What you should do> Leave out the pictures and copy everything else below exactly.

** Start Data lines **

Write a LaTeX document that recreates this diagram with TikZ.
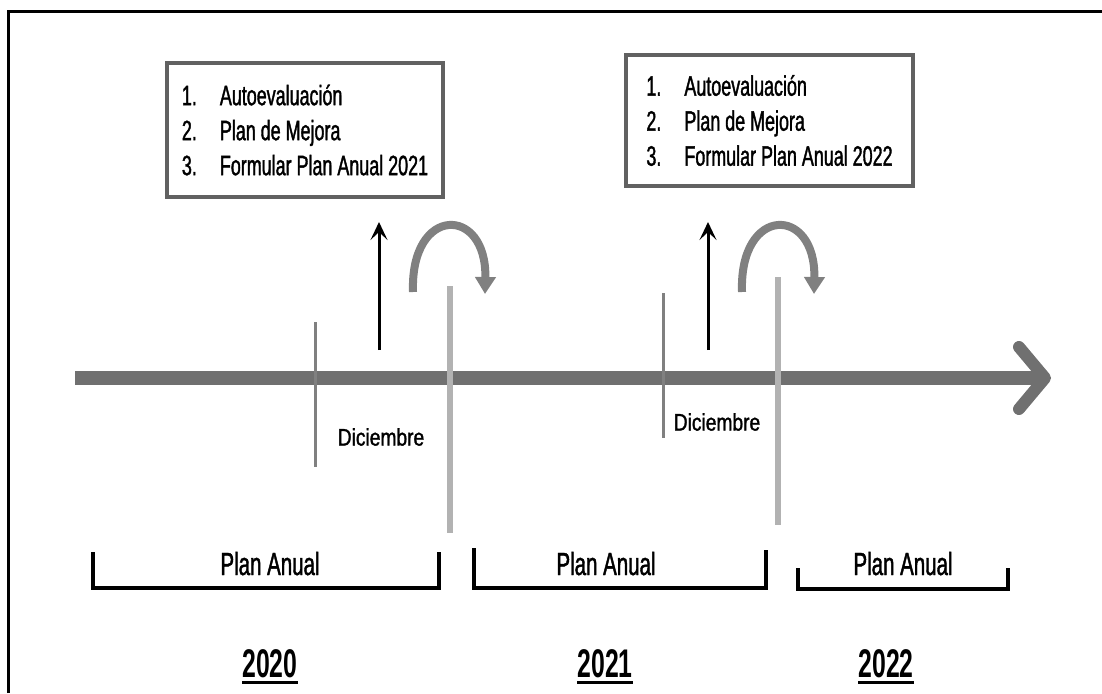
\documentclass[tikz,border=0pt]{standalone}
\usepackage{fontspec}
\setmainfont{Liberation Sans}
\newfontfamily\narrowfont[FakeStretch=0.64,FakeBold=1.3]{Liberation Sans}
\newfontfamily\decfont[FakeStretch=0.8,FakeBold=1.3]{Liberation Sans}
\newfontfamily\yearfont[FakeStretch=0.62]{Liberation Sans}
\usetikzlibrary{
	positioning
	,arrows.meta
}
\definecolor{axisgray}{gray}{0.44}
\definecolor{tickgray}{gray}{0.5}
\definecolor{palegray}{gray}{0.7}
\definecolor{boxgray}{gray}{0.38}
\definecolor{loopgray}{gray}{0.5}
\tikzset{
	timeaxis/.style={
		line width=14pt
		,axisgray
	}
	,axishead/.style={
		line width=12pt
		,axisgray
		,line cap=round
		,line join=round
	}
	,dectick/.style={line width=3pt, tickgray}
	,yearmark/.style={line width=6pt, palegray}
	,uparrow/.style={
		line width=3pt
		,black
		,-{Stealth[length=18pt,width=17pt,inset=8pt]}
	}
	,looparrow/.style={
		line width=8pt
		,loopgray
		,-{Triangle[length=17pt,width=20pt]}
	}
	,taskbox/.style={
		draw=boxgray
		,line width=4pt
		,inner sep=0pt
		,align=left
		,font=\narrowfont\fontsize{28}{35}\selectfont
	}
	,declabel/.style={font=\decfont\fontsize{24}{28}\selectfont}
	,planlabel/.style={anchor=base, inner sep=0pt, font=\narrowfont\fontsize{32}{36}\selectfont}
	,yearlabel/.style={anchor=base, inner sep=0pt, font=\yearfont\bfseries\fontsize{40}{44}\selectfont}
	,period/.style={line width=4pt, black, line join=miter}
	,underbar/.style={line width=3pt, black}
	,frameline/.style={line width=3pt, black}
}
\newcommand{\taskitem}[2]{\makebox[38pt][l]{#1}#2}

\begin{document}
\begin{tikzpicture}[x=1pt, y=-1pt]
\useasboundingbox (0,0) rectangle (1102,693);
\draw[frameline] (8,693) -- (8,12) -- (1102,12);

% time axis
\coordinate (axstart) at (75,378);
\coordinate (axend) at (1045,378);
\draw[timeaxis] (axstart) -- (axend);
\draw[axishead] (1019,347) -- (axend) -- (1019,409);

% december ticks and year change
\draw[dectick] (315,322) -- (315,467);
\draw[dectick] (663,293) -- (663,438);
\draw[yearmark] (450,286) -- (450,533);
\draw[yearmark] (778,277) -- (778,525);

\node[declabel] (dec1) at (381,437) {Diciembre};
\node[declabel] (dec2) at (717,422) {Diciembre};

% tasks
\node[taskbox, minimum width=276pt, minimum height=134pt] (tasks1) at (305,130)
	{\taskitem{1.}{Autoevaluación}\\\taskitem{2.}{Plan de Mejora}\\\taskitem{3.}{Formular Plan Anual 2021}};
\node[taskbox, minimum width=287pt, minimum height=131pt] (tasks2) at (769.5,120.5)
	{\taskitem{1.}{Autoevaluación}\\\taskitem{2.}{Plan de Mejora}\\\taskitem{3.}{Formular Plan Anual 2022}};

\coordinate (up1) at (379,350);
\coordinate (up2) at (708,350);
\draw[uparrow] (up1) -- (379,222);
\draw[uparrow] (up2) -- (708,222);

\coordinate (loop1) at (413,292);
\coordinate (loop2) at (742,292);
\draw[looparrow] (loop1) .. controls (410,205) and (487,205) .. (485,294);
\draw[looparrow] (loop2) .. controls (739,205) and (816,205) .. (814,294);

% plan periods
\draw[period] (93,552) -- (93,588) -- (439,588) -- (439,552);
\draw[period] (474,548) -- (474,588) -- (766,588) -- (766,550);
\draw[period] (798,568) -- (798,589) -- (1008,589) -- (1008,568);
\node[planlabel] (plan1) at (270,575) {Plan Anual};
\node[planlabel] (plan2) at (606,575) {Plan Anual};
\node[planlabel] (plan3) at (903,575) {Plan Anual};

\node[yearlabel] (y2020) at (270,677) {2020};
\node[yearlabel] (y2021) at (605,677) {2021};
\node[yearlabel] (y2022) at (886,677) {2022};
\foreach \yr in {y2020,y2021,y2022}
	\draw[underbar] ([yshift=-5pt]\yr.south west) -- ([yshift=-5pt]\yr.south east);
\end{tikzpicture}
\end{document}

** End Data lines **

Correct output>
Write a LaTeX document that recreates this diagram with TikZ.
\documentclass[tikz,border=0pt]{standalone}
\usepackage{fontspec}
\setmainfont{Liberation Sans}
\newfontfamily\narrowfont[FakeStretch=0.64,FakeBold=1.3]{Liberation Sans}
\newfontfamily\decfont[FakeStretch=0.8,FakeBold=1.3]{Liberation Sans}
\newfontfamily\yearfont[FakeStretch=0.62]{Liberation Sans}
\usetikzlibrary{
	positioning
	,arrows.meta
}
\definecolor{axisgray}{gray}{0.44}
\definecolor{tickgray}{gray}{0.5}
\definecolor{palegray}{gray}{0.7}
\definecolor{boxgray}{gray}{0.38}
\definecolor{loopgray}{gray}{0.5}
\tikzset{
	timeaxis/.style={
		line width=14pt
		,axisgray
	}
	,axishead/.style={
		line width=12pt
		,axisgray
		,line cap=round
		,line join=round
	}
	,dectick/.style={line width=3pt, tickgray}
	,yearmark/.style={line width=6pt, palegray}
	,uparrow/.style={
		line width=3pt
		,black
		,-{Stealth[length=18pt,width=17pt,inset=8pt]}
	}
	,looparrow/.style={
		line width=8pt
		,loopgray
		,-{Triangle[length=17pt,width=20pt]}
	}
	,taskbox/.style={
		draw=boxgray
		,line width=4pt
		,inner sep=0pt
		,align=left
		,font=\narrowfont\fontsize{28}{35}\selectfont
	}
	,declabel/.style={font=\decfont\fontsize{24}{28}\selectfont}
	,planlabel/.style={anchor=base, inner sep=0pt, font=\narrowfont\fontsize{32}{36}\selectfont}
	,yearlabel/.style={anchor=base, inner sep=0pt, font=\yearfont\bfseries\fontsize{40}{44}\selectfont}
	,period/.style={line width=4pt, black, line join=miter}
	,underbar/.style={line width=3pt, black}
	,frameline/.style={line width=3pt, black}
}
\newcommand{\taskitem}[2]{\makebox[38pt][l]{#1}#2}

\begin{document}
\begin{tikzpicture}[x=1pt, y=-1pt]
\useasboundingbox (0,0) rectangle (1102,693);
\draw[frameline] (8,693) -- (8,12) -- (1102,12);

% time axis
\coordinate (axstart) at (75,378);
\coordinate (axend) at (1045,378);
\draw[timeaxis] (axstart) -- (axend);
\draw[axishead] (1019,347) -- (axend) -- (1019,409);

% december ticks and year change
\draw[dectick] (315,322) -- (315,467);
\draw[dectick] (663,293) -- (663,438);
\draw[yearmark] (450,286) -- (450,533);
\draw[yearmark] (778,277) -- (778,525);

\node[declabel] (dec1) at (381,437) {Diciembre};
\node[declabel] (dec2) at (717,422) {Diciembre};

% tasks
\node[taskbox, minimum width=276pt, minimum height=134pt] (tasks1) at (305,130)
	{\taskitem{1.}{Autoevaluación}\\\taskitem{2.}{Plan de Mejora}\\\taskitem{3.}{Formular Plan Anual 2021}};
\node[taskbox, minimum width=287pt, minimum height=131pt] (tasks2) at (769.5,120.5)
	{\taskitem{1.}{Autoevaluación}\\\taskitem{2.}{Plan de Mejora}\\\taskitem{3.}{Formular Plan Anual 2022}};

\coordinate (up1) at (379,350);
\coordinate (up2) at (708,350);
\draw[uparrow] (up1) -- (379,222);
\draw[uparrow] (up2) -- (708,222);

\coordinate (loop1) at (413,292);
\coordinate (loop2) at (742,292);
\draw[looparrow] (loop1) .. controls (410,205) and (487,205) .. (485,294);
\draw[looparrow] (loop2) .. controls (739,205) and (816,205) .. (814,294);

% plan periods
\draw[period] (93,552) -- (93,588) -- (439,588) -- (439,552);
\draw[period] (474,548) -- (474,588) -- (766,588) -- (766,550);
\draw[period] (798,568) -- (798,589) -- (1008,589) -- (1008,568);
\node[planlabel] (plan1) at (270,575) {Plan Anual};
\node[planlabel] (plan2) at (606,575) {Plan Anual};
\node[planlabel] (plan3) at (903,575) {Plan Anual};

\node[yearlabel] (y2020) at (270,677) {2020};
\node[yearlabel] (y2021) at (605,677) {2021};
\node[yearlabel] (y2022) at (886,677) {2022};
\foreach \yr in {y2020,y2021,y2022}
	\draw[underbar] ([yshift=-5pt]\yr.south west) -- ([yshift=-5pt]\yr.south east);
\end{tikzpicture}
\end{document}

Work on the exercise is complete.